De su ignorancia o de su sojuzgamiento depende precisamente el éxito de nuestra época. Sólo en ese punto podemos examinar con mejores garantías de acierto la gran posibilidad de ese ideal de humanidad. Si no lo buscamos a través de ésta misma, como una expresión de bloque con necesidades de bloque, sino a través del individuo, hallaremos enseguida sus dos características esenciales: humanidad como crisol de la dignidad y como atmósfera de libertad. Si recordamos a Antístenes, veremos que su ideal de libertad no era en absoluto compatible con ningún ideal razonado de humanidad. Hay una libertad irrespetuosa ante el interés común, enemiga natural del bien social.

No vigoriza al yo sino en la medida que niega al nosotros, y ni siquiera se es útil a sí misma para proyectar sobre su actividad una noble calificación. Kant insinúa cuál podrá ser el alto sentido de la libertad al situarla en el campo de la ley moral y en el espacio del destino. Nada nos impide considerar como destino no sólo la finalidad individual, o la suma de sus probabilidades, sino la suma de las probabilidades generales. La misma ley moral no será considerada como ente aislado, como principio personal, sino como visión máxima del ideal de conducta universal.

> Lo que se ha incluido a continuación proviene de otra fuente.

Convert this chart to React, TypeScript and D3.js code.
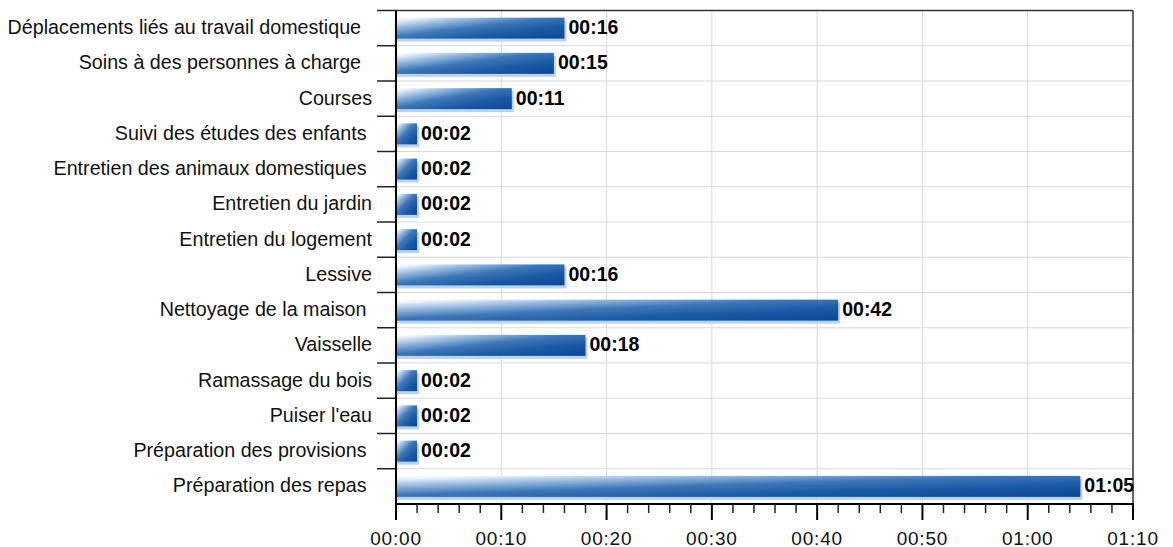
import * as d3 from "d3";

const categories = [
  "Déplacements liés au travail domestique  ",
  "Soins à des personnes à charge  ",
  "Courses",
  "Suivi des études des enfants ",
  "Entretien des animaux domestiques ",
  "Entretien du jardin",
  "Entretien du logement",
  "Lessive",
  "Nettoyage de la maison ",
  "Vaisselle",
  "Ramassage du bois",
  "Puiser l'eau",
  "Préparation des provisions ",
  "Préparation des repas ",
];
// minutes per day
const minutes = [16, 15, 11, 2, 2, 2, 2, 16, 42, 18, 2, 2, 2, 65];
const tickValues = [0, 10, 20, 30, 40, 50, 60, 70];

const fmt = (m: number) =>
  `${String(Math.floor(m / 60)).padStart(2, "0")}:${String(m % 60).padStart(2, "0")}`;

export default function App() {
  const W = 1173, H = 547;
  const left = 396, right = 1133, top = 10.5, bottom = 504;

  const x = d3.scaleLinear().domain([0, 70]).range([left, right]);
  const y = d3.scaleBand<string>().domain(categories).range([top, bottom]).padding(0);
  const bw = y.bandwidth();
  const barH = 21;
  const minorTicks = d3.range(0, 71, 2).filter((v) => v % 10 !== 0);
  const font = "Arial, 'Liberation Sans', sans-serif";

  return (
    <div style={{ position: "absolute", left: 0, top: 0 }}>
      <svg width={W} height={H} style={{ display: "block", background: "#fff" }}>
        <defs>
          <linearGradient id="barGrad" x1="0" y1="0" x2="1" y2="1">
            <stop offset="0" stopColor="#ffffff" />
            <stop offset="0.08" stopColor="#e8f0f9" />
            <stop offset="0.25" stopColor="#93b6dc" />
            <stop offset="0.45" stopColor="#3f78b8" />
            <stop offset="0.7" stopColor="#1b5aa5" />
            <stop offset="1" stopColor="#0a4896" />
          </linearGradient>
        </defs>

        {/* grid */}
        {tickValues.slice(1, -1).map((t) => (
          <line key={"gx" + t} x1={x(t)} x2={x(t)} y1={top} y2={bottom} stroke="#d9d9d9" strokeWidth={1} />
        ))}
        {categories.slice(1).map((c) => (
          <line key={"gy" + c} x1={left} x2={right} y1={y(c)!} y2={y(c)!} stroke="#d9d9d9" strokeWidth={1} />
        ))}

        {/* category ticks on the left */}
        {categories.map((c) => (
          <line key={"ty" + c} x1={377} x2={left} y1={y(c)!} y2={y(c)!} stroke="#222" strokeWidth={1.5} />
        ))}

        {/* frame */}
        <line x1={left} x2={right} y1={top} y2={top} stroke="#333" strokeWidth={1.5} />
        <line x1={right} x2={right} y1={top} y2={bottom} stroke="#333" strokeWidth={1.5} />

        {/* bars */}
        {categories.map((c, i) => {
          const cy = y(c)! + bw / 2;
          const y0 = cy - barH / 2;
          const w = x(minutes[i]) - x(0);
          return (
            <g key={"b" + c}>
              <rect x={x(0) + 1} y={y0 + 3} width={w + 1} height={barH} fill="#b5d4f1" />
              <rect x={x(0)} y={y0} width={w} height={barH} fill="url(#barGrad)" />
              <text
                x={x(minutes[i]) + 4}
                y={cy - 1}
                dominantBaseline="central"
                fontFamily={font}
                fontWeight="bold"
                fontSize={19.5}
                fill="#000"
              >
                {fmt(minutes[i])}
              </text>
              <text
                x={372}
                y={cy - 1}
                dominantBaseline="central"
                textAnchor="end"
                fontFamily={font}
                fontSize={19.7}
                fill="#111"
                style={{ whiteSpace: "pre" }}
              >
                {c}
              </text>
            </g>
          );
        })}

        {/* axes */}
        <line x1={left} x2={left} y1={top} y2={bottom + 1} stroke="#000" strokeWidth={2} />
        <line x1={left - 1} x2={right + 1} y1={bottom} y2={bottom} stroke="#000" strokeWidth={2} />
        {minorTicks.map((t) => (
          <line key={"mt" + t} x1={x(t)} x2={x(t)} y1={bottom} y2={bottom + 9} stroke="#222" strokeWidth={1.5} />
        ))}
        {tickValues.map((t) => (
          <g key={"t" + t}>
            <line x1={x(t)} x2={x(t)} y1={bottom} y2={bottom + 16} stroke="#000" strokeWidth={2} />
            <text
              x={x(t)}
              y={538}
              dominantBaseline="central"
              textAnchor="middle"
              fontFamily={font}
              fontSize={19}
              letterSpacing={0.8}
              fill="#111"
            >
              {fmt(t)}
            </text>
          </g>
        ))}
      </svg>
    </div>
  );
}
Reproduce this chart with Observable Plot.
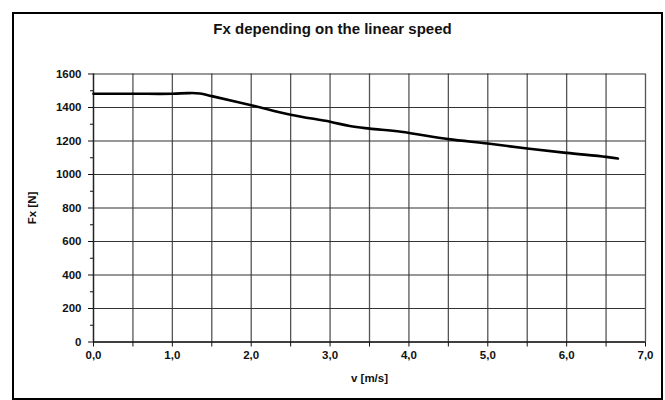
<!DOCTYPE html>
<html>
<head>
<meta charset="utf-8">
<script src="https://cdn.jsdelivr.net/npm/d3@7"></script>
<script src="https://cdn.jsdelivr.net/npm/@observablehq/plot@0.6"></script>
<style>
  html, body { margin: 0; padding: 0; background: #fff; }
  #wrap { position: relative; width: 665px; height: 400px; overflow: hidden; font-family: "Liberation Sans", Arial, sans-serif; }
  #frame { position: absolute; left: 12px; top: 12px; width: 647px; height: 384px; border: 2px solid #000; box-sizing: content-box; }
  #title { position: absolute; left: 0; width: 665px; top: 20px; text-align: center; font-weight: bold; font-size: 15px; color: #111; }
  #chart { position: absolute; left: 0; top: 0; }
</style>
</head>
<body>
<div id="wrap">
  <div id="frame"></div>
  <div id="title">Fx depending on the linear speed</div>
  <div id="chart"></div>
</div>
<script>
const speed = [0, 0.5, 1.0, 1.2, 1.35, 1.5, 2.0, 2.5, 3.0, 3.25, 3.5, 3.9, 4.5, 5.0, 5.5, 6.0, 6.5, 6.65];
const force = [1482, 1482, 1482, 1486, 1484, 1468, 1414, 1357, 1315, 1289, 1274, 1255, 1211, 1185, 1155, 1129, 1105, 1095];
const xTicks = [0, 0.5, 1, 1.5, 2, 2.5, 3, 3.5, 4, 4.5, 5, 5.5, 6, 6.5, 7];
const yTicks = [0, 200, 400, 600, 800, 1000, 1200, 1400, 1600];
const yMinor = [100, 300, 500, 700, 900, 1100, 1300, 1500];

const data = speed.map((v, i) => ({v, f: force[i]}));

const chart = Plot.plot({
  width: 665,
  height: 400,
  marginLeft: 93,
  marginRight: 20,
  marginTop: 73.5,
  marginBottom: 58.5,
  style: {fontFamily: "'Liberation Sans', Arial, sans-serif", fontWeight: "bold", fontSize: "11.5px", color: "#111", background: "transparent"},
  x: {domain: [0, 7]},
  y: {domain: [0, 1600]},
  marks: [
    Plot.gridX(xTicks, {stroke: "#555", strokeOpacity: 1, strokeWidth: 1.3}),
    Plot.gridY(yTicks, {stroke: "#333", strokeOpacity: 1, strokeWidth: 1.2}),
    Plot.ruleX([0], {stroke: "#222", strokeWidth: 1.3}),
    Plot.ruleY([0], {stroke: "#222", strokeWidth: 1.3}),
    Plot.axisX(xTicks, {
      tickSize: 5, tickPadding: 4,
      tickFormat: d => Number.isInteger(d) ? d.toFixed(1).replace(".", ",") : "",
      label: "v [m/s]", labelAnchor: "center", labelArrow: "none", labelOffset: 40
    }),
    Plot.axisY(yTicks, {
      tickSize: 5, tickPadding: 7,
      tickFormat: d => String(d),
      label: "Fx [N]", labelAnchor: "center", labelArrow: "none", labelOffset: 66
    }),
    Plot.axisY(yMinor, {tickSize: 3, tickFormat: () => "", label: null}),
    Plot.line(data, {x: "v", y: "f", stroke: "#000", strokeWidth: 2.6, curve: "catmull-rom"})
  ]
});
document.getElementById("chart").appendChild(chart);
</script>
</body>
</html>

Con arreglo a ambas fuerzas presupone Kant la capacidad de autodeterminación y la llama casualidad libre.

La existencia de esa personalidad es un postulado de la razón práctica. Pero Fitchte va más lejos todavía: el grado supremo sólo llega a lograrse – nos dice – cuando sobre ese ciego deseo de poder y sobre la arbitrariedad del individuo se sobrepone en uno la voluntad de libertad, de soberanía del hombre, la voluntad racional.

El hombre no es una personalidad libre hasta que aprende a respetar al prójimo. La conclusión de que sólo en el dilatado marco de la convivencia puede producirse la personalidad libre, y no en el aislamiento, puede ser el agregado indispensable al ideal filosófico de sociología, cuya expresión más simple sería la de que nos es grato llegar a la humanidad por el individuo y a éste por la dignificación y acentuación de sus valores permanentes.